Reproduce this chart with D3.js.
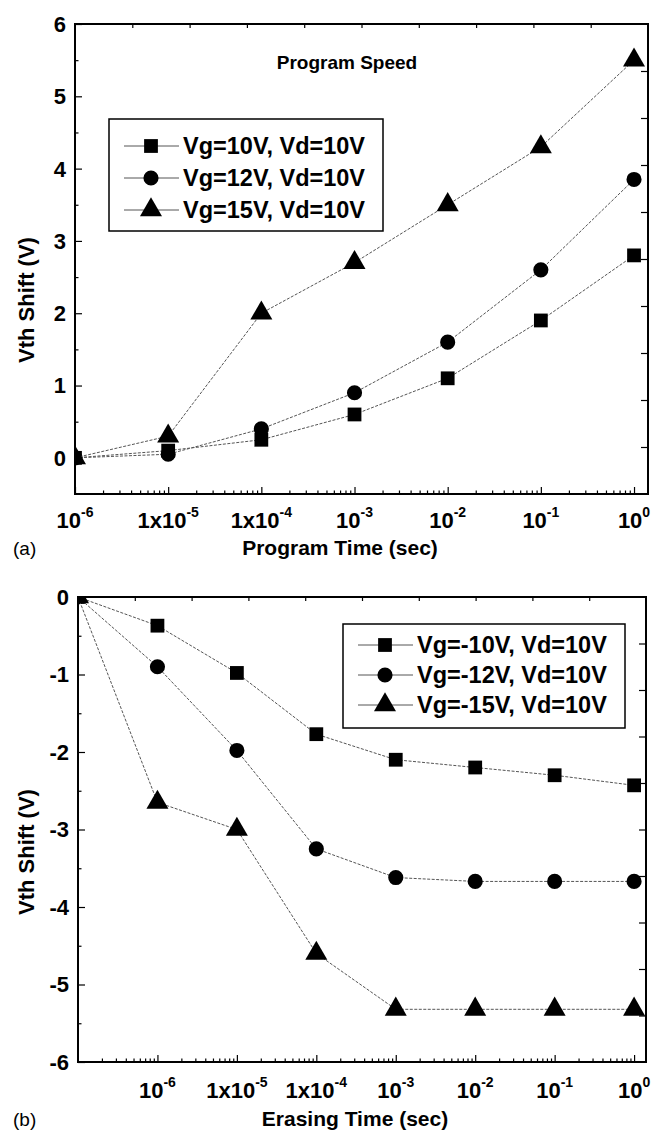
<!DOCTYPE html>
<head>
  <meta charset="utf-8">
  <title>Program / Erase speed</title>
  <script src="https://d3js.org/d3.v7.min.js"></script>
  <style>
    body { margin: 0; background: #fff; }
    text { font-family: "Liberation Sans", Arial, sans-serif; fill: #000; }
  </style>
</head>
<body>
  <div id="chart"></div>

  <script type="text/javascript">

    // (a) program: time points and Vth shift per series
    var progTimes = [1e-6, 1e-5, 1e-4, 1e-3, 1e-2, 1e-1, 1];
    var progVg10 = [0, 0.1, 0.25, 0.6, 1.1, 1.9, 2.8];
    var progVg12 = [0, 0.05, 0.4, 0.9, 1.6, 2.6, 3.85];
    var progVg15 = [0, 0.3, 2.0, 2.7, 3.5, 4.3, 5.5];
    var progNames = ['Vg=10V, Vd=10V', 'Vg=12V, Vd=10V', 'Vg=15V, Vd=10V'];

    // (b) erase
    var eraseTimes = [1e-7, 1e-6, 1e-5, 1e-4, 1e-3, 1e-2, 1e-1, 1];
    var eraseVg10 = [0, -0.37, -0.98, -1.77, -2.1, -2.2, -2.3, -2.43];
    var eraseVg12 = [0, -0.9, -1.98, -3.25, -3.62, -3.67, -3.67, -3.67];
    var eraseVg15 = [0, -2.65, -3.0, -4.6, -5.32, -5.32, -5.32, -5.32];
    var eraseNames = ['Vg=-10V, Vd=10V', 'Vg=-12V, Vd=10V', 'Vg=-15V, Vd=10V'];

    // tick labels on the time axes (base + exponent)
    var xTickValues = [1e-6, 1e-5, 1e-4, 1e-3, 1e-2, 1e-1, 1];
    var xTickBase = ['10', '1x10', '1x10', '10', '10', '10', '10'];
    var xTickExp = ['-6', '-5', '-4', '-3', '-2', '-1', '0'];

    var progYTicks = [0, 1, 2, 3, 4, 5, 6];
    var eraseYTicks = [0, -1, -2, -3, -4, -5, -6];

    var symbols = [d3.symbolSquare, d3.symbolCircle, d3.symbolTriangle];
    var symbolSizes = [190, 180, 210];

    var width = 651;
    var height = 1131;

    var svg = d3.select('#chart')
      .append('svg')
        .attr('width', width)
        .attr('height', height);

    // minor ticks 2..9 of every decade inside the domain
    function minorLogTicks(x) {
      var d = x.domain(), out = [];
      for (var e = -8; e <= 1; e++) {
        for (var k = 2; k <= 9; k++) {
          var v = k * Math.pow(10, e);
          if (v > d[0] && v < d[1]) out.push(v);
        }
      }
      return out;
    }

    function noDomain(a) { a.select('.domain').remove(); }

    function drawPanel(opt) {
      var x = opt.x, y = opt.y;
      var x0 = x.range()[0], x1 = x.range()[1];
      var y0 = y.range()[1], y1 = y.range()[0];
      var g = svg.append('g');

      g.append('clipPath').attr('id', opt.id + '-clip')
        .append('rect')
          .attr('x', x0).attr('y', y0)
          .attr('width', x1 - x0).attr('height', y1 - y0);

      // bottom: decades and minor ticks
      g.append('g')
        .attr('transform', 'translate(0,' + y1 + ')')
        .call(d3.axisBottom(x).tickValues(xTickValues).tickSize(-7).tickFormat(''))
        .call(noDomain);
      g.append('g')
        .attr('transform', 'translate(0,' + y1 + ')')
        .call(d3.axisBottom(x).tickValues(minorLogTicks(x)).tickSize(-3.5).tickFormat(''))
        .call(noDomain);

      // left: integer ticks and half-way ticks
      var halves = d3.pairs(opt.yTicks).map(function (p) { return (p[0] + p[1]) / 2; });
      g.append('g')
        .attr('transform', 'translate(' + x0 + ',0)')
        .call(d3.axisLeft(y).tickValues(opt.yTicks).tickSize(-7).tickFormat(''))
        .call(noDomain);
      g.append('g')
        .attr('transform', 'translate(' + x0 + ',0)')
        .call(d3.axisLeft(y).tickValues(halves).tickSize(-3.5).tickFormat(''))
        .call(noDomain);

      // top and right frame ticks (tenths of the frame)
      var tenX = d3.scaleLinear().domain([0, 10]).range([x0, x1]);
      var tenY = d3.scaleLinear().domain([0, 10]).range([y0, y1]);
      var tenths = d3.range(1, 10);
      g.append('g')
        .attr('transform', 'translate(0,' + y0 + ')')
        .call(d3.axisTop(tenX).tickValues(tenths).tickSize(-4).tickFormat(''))
        .call(noDomain);
      g.append('g')
        .attr('transform', 'translate(' + x1 + ',0)')
        .call(d3.axisRight(tenY).tickValues(tenths).tickSize(-7).tickFormat(''))
        .call(noDomain);

      g.selectAll('.tick line').attr('stroke', '#000').attr('stroke-width', 1.2);

      // frame
      g.append('rect')
        .attr('x', x0).attr('y', y0)
        .attr('width', x1 - x0).attr('height', y1 - y0)
        .attr('fill', 'none').attr('stroke', '#000').attr('stroke-width', 2);

      // x tick labels with superscript exponents
      var xl = g.selectAll('.xlab')
          .data(xTickValues)
          .enter()
        .append('text')
          .attr('x', function (d) { return x(d); })
          .attr('y', y1 + opt.xLabDy)
          .attr('text-anchor', 'middle')
          .attr('font-weight', 'bold')
          .attr('font-size', 22);
      xl.append('tspan').text(function (d, i) { return xTickBase[i]; });
      xl.append('tspan')
        .attr('dy', -11)
        .attr('font-size', 14)
        .text(function (d, i) { return xTickExp[i]; });

      // y tick labels
      g.selectAll('.ylab')
          .data(opt.yTicks)
          .enter()
        .append('text')
          .attr('x', x0 - 9)
          .attr('y', function (d) { return y(d); })
          .attr('dy', '0.36em')
          .attr('text-anchor', 'end')
          .attr('font-weight', 'bold')
          .attr('font-size', 22)
          .text(function (d) { return d; });

      // axis titles and panel letter
      g.append('text')
        .attr('x', opt.xTitleX).attr('y', opt.xTitleY)
        .attr('text-anchor', 'middle')
        .attr('font-weight', 'bold').attr('font-size', 21)
        .text(opt.xTitle);
      g.append('text')
        .attr('transform', 'translate(' + 34 + ',' + opt.yTitleY + ') rotate(-90)')
        .attr('text-anchor', 'middle')
        .attr('font-weight', 'bold').attr('font-size', 22)
        .text('Vth Shift (V)');
      g.append('text')
        .attr('x', 13).attr('y', opt.xTitleY)
        .attr('font-size', 19)
        .text(opt.letter);

      // series
      var line = d3.line()
        .x(function (d) { return x(d[0]); })
        .y(function (d) { return y(d[1]); });

      var plot = g.append('g').attr('clip-path', 'url(#' + opt.id + '-clip)');

      opt.series.forEach(function (vals, s) {
        var pts = opt.times.map(function (t, i) { return [t, vals[i]]; });
        plot.append('path')
          .datum(pts)
          .attr('d', line)
          .attr('fill', 'none')
          .attr('stroke', '#555')
          .attr('stroke-width', 1)
          .attr('stroke-dasharray', '3,1.5');
        plot.selectAll('.m' + s)
            .data(pts)
            .enter()
          .append('path')
            .attr('transform', function (d) { return 'translate(' + x(d[0]) + ',' + y(d[1]) + ')'; })
            .attr('d', d3.symbol().type(symbols[s]).size(symbolSizes[s]))
            .attr('fill', '#000');
      });

      // legend
      var L = opt.legend;
      g.append('rect')
        .attr('x', L.x).attr('y', L.y)
        .attr('width', L.w).attr('height', L.h)
        .attr('fill', '#fff').attr('stroke', '#000').attr('stroke-width', 1.5);
      opt.names.forEach(function (name, s) {
        var ry = L.y + L.first + s * L.step;
        g.append('line')
          .attr('x1', L.x + 15).attr('x2', L.x + 70)
          .attr('y1', ry).attr('y2', ry)
          .attr('stroke', '#555').attr('stroke-width', 1);
        g.append('path')
          .attr('transform', 'translate(' + (L.x + 42) + ',' + ry + ')')
          .attr('d', d3.symbol().type(symbols[s]).size(symbolSizes[s]))
          .attr('fill', '#000');
        g.append('text')
          .attr('x', L.x + 74).attr('y', ry)
          .attr('dy', '0.36em')
          .attr('font-weight', 'bold').attr('font-size', 23.5)
          .text(name);
      });
    }

    // (a) program speed
    var xA = d3.scaleLog().domain([1e-6, Math.pow(10, 0.15)]).range([75, 648]);
    var yA = d3.scaleLinear().domain([-0.5, 6]).range([494, 24]);
    drawPanel({
      id: 'a', x: xA, y: yA, times: progTimes,
      series: [progVg10, progVg12, progVg15], names: progNames,
      yTicks: progYTicks,
      xLabDy: 34, xTitle: 'Program Time (sec)', xTitleX: 340, xTitleY: 555,
      yTitleY: 300, letter: '(a)',
      legend: { x: 109, y: 119, w: 274, h: 112, first: 27, step: 32 }
    });

    svg.append('text')
      .attr('x', 347).attr('y', 62)
      .attr('dy', '0.36em')
      .attr('text-anchor', 'middle')
      .attr('font-weight', 'bold').attr('font-size', 19)
      .text('Program Speed');

    // (b) erasing speed
    var xB = d3.scaleLog().domain([1e-7, Math.pow(10, 0.15)]).range([78, 646]);
    var yB = d3.scaleLinear().domain([-6, 0]).range([1062, 597]);
    drawPanel({
      id: 'b', x: xB, y: yB, times: eraseTimes,
      series: [eraseVg10, eraseVg12, eraseVg15], names: eraseNames,
      yTicks: eraseYTicks,
      xLabDy: 36, xTitle: 'Erasing Time (sec)', xTitleX: 355, xTitleY: 1126,
      yTitleY: 852, letter: '(b)',
      legend: { x: 343, y: 624, w: 282, h: 104, first: 21, step: 30 }
    });
  </script>
</body>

══════════

EXERCISE INSTRUCTIONS: Scan the material above for the string "with" and report each line where you find it.

ANSWER TO THIS EXERCISE:
Reproduce this chart with D3.js.
      // x tick labels with superscript exponents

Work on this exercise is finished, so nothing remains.